• DATA:
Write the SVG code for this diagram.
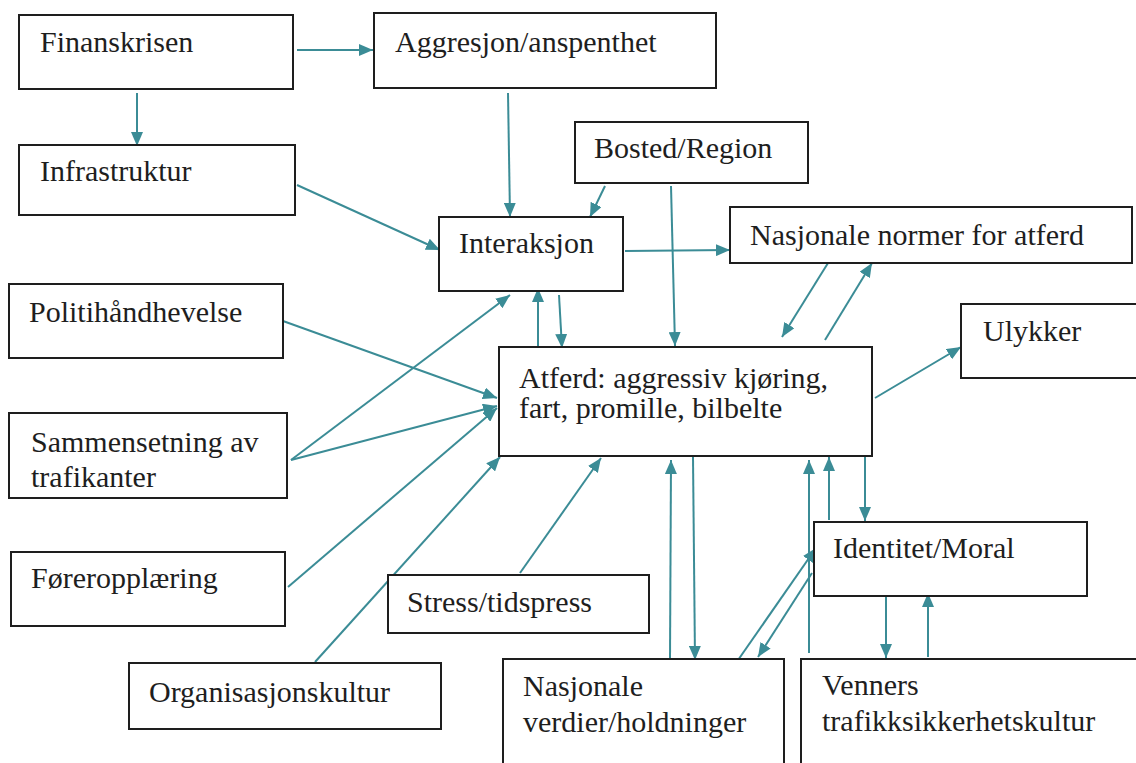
<svg xmlns="http://www.w3.org/2000/svg" width="1136" height="763" viewBox="0 0 1136 763">
<style>
  .box { fill: #ffffff; stroke: #1e1e1e; stroke-width: 2; }
  .lbl { font-family: 'Liberation Serif', 'DejaVu Serif', serif; font-size: 30px; fill: #1e1e1e; }
  .con { stroke: #3b8c96; stroke-width: 2; fill: none; marker-end: url(#ah); }
</style>
<defs>
  <marker id="ah" markerUnits="userSpaceOnUse" markerWidth="14" markerHeight="12" refX="14" refY="6" orient="auto">
    <path d="M0,0 L14,6 L0,12 z" fill="#3b8c96"/>
  </marker>
</defs>
<rect width="1136" height="763" fill="#ffffff"/>

<g id="connectors">
  <line class="con" x1="297" y1="50" x2="373" y2="50"/>
  <line class="con" x1="137" y1="93" x2="137" y2="146"/>
  <line class="con" x1="297" y1="185" x2="440" y2="250"/>
  <line class="con" x1="508" y1="93" x2="510" y2="217"/>
  <line class="con" x1="605" y1="186" x2="590" y2="217"/>
  <line class="con" x1="671" y1="186" x2="675" y2="346"/>
  <line class="con" x1="625" y1="251" x2="730" y2="250"/>
  <line class="con" x1="538" y1="346" x2="538" y2="288"/>
  <line class="con" x1="559" y1="295" x2="562" y2="348"/>
  <line class="con" x1="828" y1="263" x2="782" y2="337"/>
  <line class="con" x1="825" y1="340" x2="872" y2="263"/>
  <line class="con" x1="875" y1="398" x2="961" y2="347"/>
  <line class="con" x1="283" y1="321" x2="497" y2="398"/>
  <line class="con" x1="291" y1="460" x2="510" y2="295"/>
  <line class="con" x1="291" y1="460" x2="497" y2="406"/>
  <line class="con" x1="288" y1="587" x2="497" y2="408"/>
  <line class="con" x1="315" y1="662" x2="500" y2="457"/>
  <line class="con" x1="520" y1="573" x2="601" y2="458"/>
  <line class="con" x1="670" y1="660" x2="671" y2="460"/>
  <line class="con" x1="693" y1="457" x2="695" y2="660"/>
  <line class="con" x1="736" y1="663" x2="816" y2="548"/>
  <line class="con" x1="812" y1="573" x2="758" y2="657"/>
  <line class="con" x1="809" y1="653" x2="809" y2="460"/>
  <line class="con" x1="829" y1="520" x2="829" y2="457"/>
  <line class="con" x1="865" y1="457" x2="865" y2="521"/>
  <line class="con" x1="886" y1="590" x2="886" y2="658"/>
  <line class="con" x1="928" y1="657" x2="928" y2="593"/>
</g>

<g id="finanskrisen">
  <rect class="box" x="19" y="15" width="274" height="74"/>
  <text class="lbl" x="40" y="52">Finanskrisen</text>
</g>
<g id="aggresjon">
  <rect class="box" x="374" y="13" width="342" height="75"/>
  <text class="lbl" x="395" y="52">Aggresjon/anspenthet</text>
</g>
<g id="infrastruktur">
  <rect class="box" x="19" y="145" width="276" height="70"/>
  <text class="lbl" x="40" y="181">Infrastruktur</text>
</g>
<g id="bosted">
  <rect class="box" x="575" y="122" width="233" height="61"/>
  <text class="lbl" x="594" y="158">Bosted/Region</text>
</g>
<g id="interaksjon">
  <rect class="box" x="439" y="217" width="184" height="74"/>
  <text class="lbl" x="459" y="253">Interaksjon</text>
</g>
<g id="nasjonale-normer">
  <rect class="box" x="730" y="207" width="402" height="56"/>
  <text class="lbl" x="750" y="245">Nasjonale normer for atferd</text>
</g>
<g id="ulykker">
  <rect class="box" x="961" y="304" width="180" height="74"/>
  <text class="lbl" x="983" y="341">Ulykker</text>
</g>
<g id="politi">
  <rect class="box" x="9" y="284" width="274" height="74"/>
  <text class="lbl" x="29" y="322">Politihåndhevelse</text>
</g>
<g id="atferd">
  <rect class="box" x="499" y="347" width="373" height="109"/>
  <text class="lbl" x="519" y="388">Atferd: aggressiv kjøring,</text>
  <text class="lbl" x="519" y="418">fart, promille, bilbelte</text>
</g>
<g id="sammensetning">
  <rect class="box" x="9" y="413" width="278" height="85"/>
  <text class="lbl" x="31" y="452">Sammensetning av</text>
  <text class="lbl" x="31" y="487">trafikanter</text>
</g>
<g id="identitet">
  <rect class="box" x="814" y="522" width="273" height="74"/>
  <text class="lbl" x="833" y="558">Identitet/Moral</text>
</g>
<g id="foreropplaering">
  <rect class="box" x="11" y="552" width="274" height="74"/>
  <text class="lbl" x="31" y="588">Føreropplæring</text>
</g>
<g id="stress">
  <rect class="box" x="388" y="575" width="261" height="58"/>
  <text class="lbl" x="407" y="612">Stress/tidspress</text>
</g>
<g id="organisasjonskultur">
  <rect class="box" x="129" y="663" width="312" height="66"/>
  <text class="lbl" x="149" y="702">Organisasjonskultur</text>
</g>
<g id="nasjonale-verdier">
  <rect class="box" x="503" y="659" width="281" height="120"/>
  <text class="lbl" x="523" y="696">Nasjonale</text>
  <text class="lbl" x="523" y="732">verdier/holdninger</text>
</g>
<g id="venners">
  <rect class="box" x="801" y="659" width="350" height="120"/>
  <text class="lbl" x="822" y="695">Venners</text>
  <text class="lbl" x="822" y="731">trafikksikkerhetskultur</text>
</g>
</svg>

• TASK PROMPT: Are you able to set down all the lines above exactly, without any pictures?

• CORRECT ANSWER:
Write the SVG code for this diagram.
<svg xmlns="http://www.w3.org/2000/svg" width="1136" height="763" viewBox="0 0 1136 763">
<style>
  .box { fill: #ffffff; stroke: #1e1e1e; stroke-width: 2; }
  .lbl { font-family: 'Liberation Serif', 'DejaVu Serif', serif; font-size: 30px; fill: #1e1e1e; }
  .con { stroke: #3b8c96; stroke-width: 2; fill: none; marker-end: url(#ah); }
</style>
<defs>
  <marker id="ah" markerUnits="userSpaceOnUse" markerWidth="14" markerHeight="12" refX="14" refY="6" orient="auto">
    <path d="M0,0 L14,6 L0,12 z" fill="#3b8c96"/>
  </marker>
</defs>
<rect width="1136" height="763" fill="#ffffff"/>

<g id="connectors">
  <line class="con" x1="297" y1="50" x2="373" y2="50"/>
  <line class="con" x1="137" y1="93" x2="137" y2="146"/>
  <line class="con" x1="297" y1="185" x2="440" y2="250"/>
  <line class="con" x1="508" y1="93" x2="510" y2="217"/>
  <line class="con" x1="605" y1="186" x2="590" y2="217"/>
  <line class="con" x1="671" y1="186" x2="675" y2="346"/>
  <line class="con" x1="625" y1="251" x2="730" y2="250"/>
  <line class="con" x1="538" y1="346" x2="538" y2="288"/>
  <line class="con" x1="559" y1="295" x2="562" y2="348"/>
  <line class="con" x1="828" y1="263" x2="782" y2="337"/>
  <line class="con" x1="825" y1="340" x2="872" y2="263"/>
  <line class="con" x1="875" y1="398" x2="961" y2="347"/>
  <line class="con" x1="283" y1="321" x2="497" y2="398"/>
  <line class="con" x1="291" y1="460" x2="510" y2="295"/>
  <line class="con" x1="291" y1="460" x2="497" y2="406"/>
  <line class="con" x1="288" y1="587" x2="497" y2="408"/>
  <line class="con" x1="315" y1="662" x2="500" y2="457"/>
  <line class="con" x1="520" y1="573" x2="601" y2="458"/>
  <line class="con" x1="670" y1="660" x2="671" y2="460"/>
  <line class="con" x1="693" y1="457" x2="695" y2="660"/>
  <line class="con" x1="736" y1="663" x2="816" y2="548"/>
  <line class="con" x1="812" y1="573" x2="758" y2="657"/>
  <line class="con" x1="809" y1="653" x2="809" y2="460"/>
  <line class="con" x1="829" y1="520" x2="829" y2="457"/>
  <line class="con" x1="865" y1="457" x2="865" y2="521"/>
  <line class="con" x1="886" y1="590" x2="886" y2="658"/>
  <line class="con" x1="928" y1="657" x2="928" y2="593"/>
</g>

<g id="finanskrisen">
  <rect class="box" x="19" y="15" width="274" height="74"/>
  <text class="lbl" x="40" y="52">Finanskrisen</text>
</g>
<g id="aggresjon">
  <rect class="box" x="374" y="13" width="342" height="75"/>
  <text class="lbl" x="395" y="52">Aggresjon/anspenthet</text>
</g>
<g id="infrastruktur">
  <rect class="box" x="19" y="145" width="276" height="70"/>
  <text class="lbl" x="40" y="181">Infrastruktur</text>
</g>
<g id="bosted">
  <rect class="box" x="575" y="122" width="233" height="61"/>
  <text class="lbl" x="594" y="158">Bosted/Region</text>
</g>
<g id="interaksjon">
  <rect class="box" x="439" y="217" width="184" height="74"/>
  <text class="lbl" x="459" y="253">Interaksjon</text>
</g>
<g id="nasjonale-normer">
  <rect class="box" x="730" y="207" width="402" height="56"/>
  <text class="lbl" x="750" y="245">Nasjonale normer for atferd</text>
</g>
<g id="ulykker">
  <rect class="box" x="961" y="304" width="180" height="74"/>
  <text class="lbl" x="983" y="341">Ulykker</text>
</g>
<g id="politi">
  <rect class="box" x="9" y="284" width="274" height="74"/>
  <text class="lbl" x="29" y="322">Politihåndhevelse</text>
</g>
<g id="atferd">
  <rect class="box" x="499" y="347" width="373" height="109"/>
  <text class="lbl" x="519" y="388">Atferd: aggressiv kjøring,</text>
  <text class="lbl" x="519" y="418">fart, promille, bilbelte</text>
</g>
<g id="sammensetning">
  <rect class="box" x="9" y="413" width="278" height="85"/>
  <text class="lbl" x="31" y="452">Sammensetning av</text>
  <text class="lbl" x="31" y="487">trafikanter</text>
</g>
<g id="identitet">
  <rect class="box" x="814" y="522" width="273" height="74"/>
  <text class="lbl" x="833" y="558">Identitet/Moral</text>
</g>
<g id="foreropplaering">
  <rect class="box" x="11" y="552" width="274" height="74"/>
  <text class="lbl" x="31" y="588">Føreropplæring</text>
</g>
<g id="stress">
  <rect class="box" x="388" y="575" width="261" height="58"/>
  <text class="lbl" x="407" y="612">Stress/tidspress</text>
</g>
<g id="organisasjonskultur">
  <rect class="box" x="129" y="663" width="312" height="66"/>
  <text class="lbl" x="149" y="702">Organisasjonskultur</text>
</g>
<g id="nasjonale-verdier">
  <rect class="box" x="503" y="659" width="281" height="120"/>
  <text class="lbl" x="523" y="696">Nasjonale</text>
  <text class="lbl" x="523" y="732">verdier/holdninger</text>
</g>
<g id="venners">
  <rect class="box" x="801" y="659" width="350" height="120"/>
  <text class="lbl" x="822" y="695">Venners</text>
  <text class="lbl" x="822" y="731">trafikksikkerhetskultur</text>
</g>
</svg>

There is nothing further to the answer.